HARVARD — Whether the Town Hall makeover that’s been in the works for so long will mirror the current design voters have approved several times, with cost projections that now exceed by $1.1 million the previously appropriated amount of $3.9 million, or whether a different, downsized project will be proposed, could hinge on the outcome of the Nov. 5 Special Town Election.
Or maybe not.
The single ballot question calling for a debt exclusion is a stand-alone now. But it started out as a contingency attached to an article on the Oct. 16 Special Town Meeting warrant, seeking approval to spend more money on the Town Hall project. The motion on that article failed, short of the two-thirds majority required to pass.
The following question will be presented to voters at the Nov. 5 election, the only item on the ballot.
QUESTION 1 — Town Hall Building Project Debt Exclusion.
Shall the Town of Harvard be allowed to exempt from the provisions of proposition two and one-half, so-called, the amounts required to pay for the bond issued in order to fund the design, construction, reconstruction, renovation and historical preservation of the Harvard Town Hall, including, but not limited to handicapped accessibility improvements and the installation of a new heating, ventilating and air conditioning system?

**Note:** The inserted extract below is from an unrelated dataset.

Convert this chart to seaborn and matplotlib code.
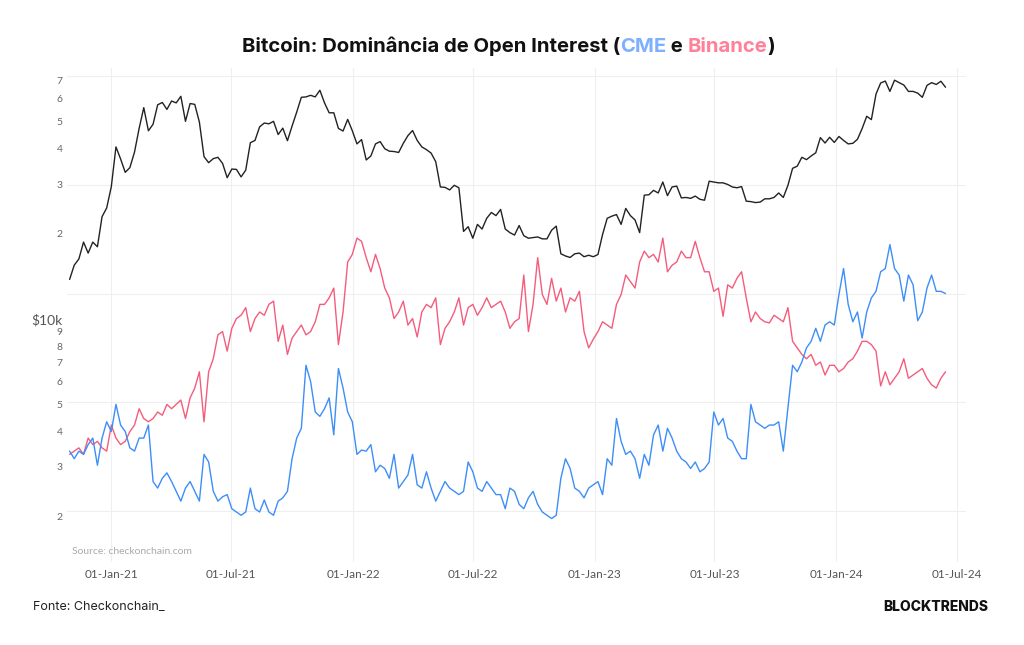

If voters say no, selectmen might seek another funding source to close the gap without borrowing or decide to move forward with the money they already have, if at all.
If voters say yes, selectmen could call another Special Town Meeting to ask again if voters will approve the added $1.1 million for the renovation and reconstruction of Town Hall.
Or, they could decide to do something else.
Where to go from here
At a meeting last week, selectmen reviewed next step options for the Town Hall renovation and reconstruction project they asked Town Administrator Tim Bragan to prepare after Article 1 failed.
The article asked if the town would okay an additional amount of money to complete the project as currently proposed and previously approved with an estimated price tag of $3.9 million. The added amount, separately identified as $1.1 million, was tied to successful passage of a debt exclusion question at the Nov. 5 Special town election.
Although more voters said yes than no, the motion on Article 1 didn’t muster the two-thirds majority required to pass. Despite the STM outcome, the election is still scheduled.
Meantime, the selectmen were faced with a dilemma they continued to mull last week.
The takeaway from their recent meeting, in light of the failed STM article and after hearing from the public on both sides, was that the selectmen would study the detailed list of go-to options Bragan gave them, pros, cons, compromises, combinations and all.
So far, it’s been a three-to-two lineup, with Chairwoman Marie Sobalvarro, Stu Sklar and Lucy Wallace backing the project plan as is — even with a substantially upped price tag — and Leo Blair and Ron Ricci holding out for a more cost-conscious approach — going ahead with the project but with spending more aligned with the appropriated amount.
Selectmen tentatively agreed to meet this week, hoping by then to have chosen the best pick from Bragan’s list.
They later set a date: Wednesday, Oct. 30, at 9 a.m.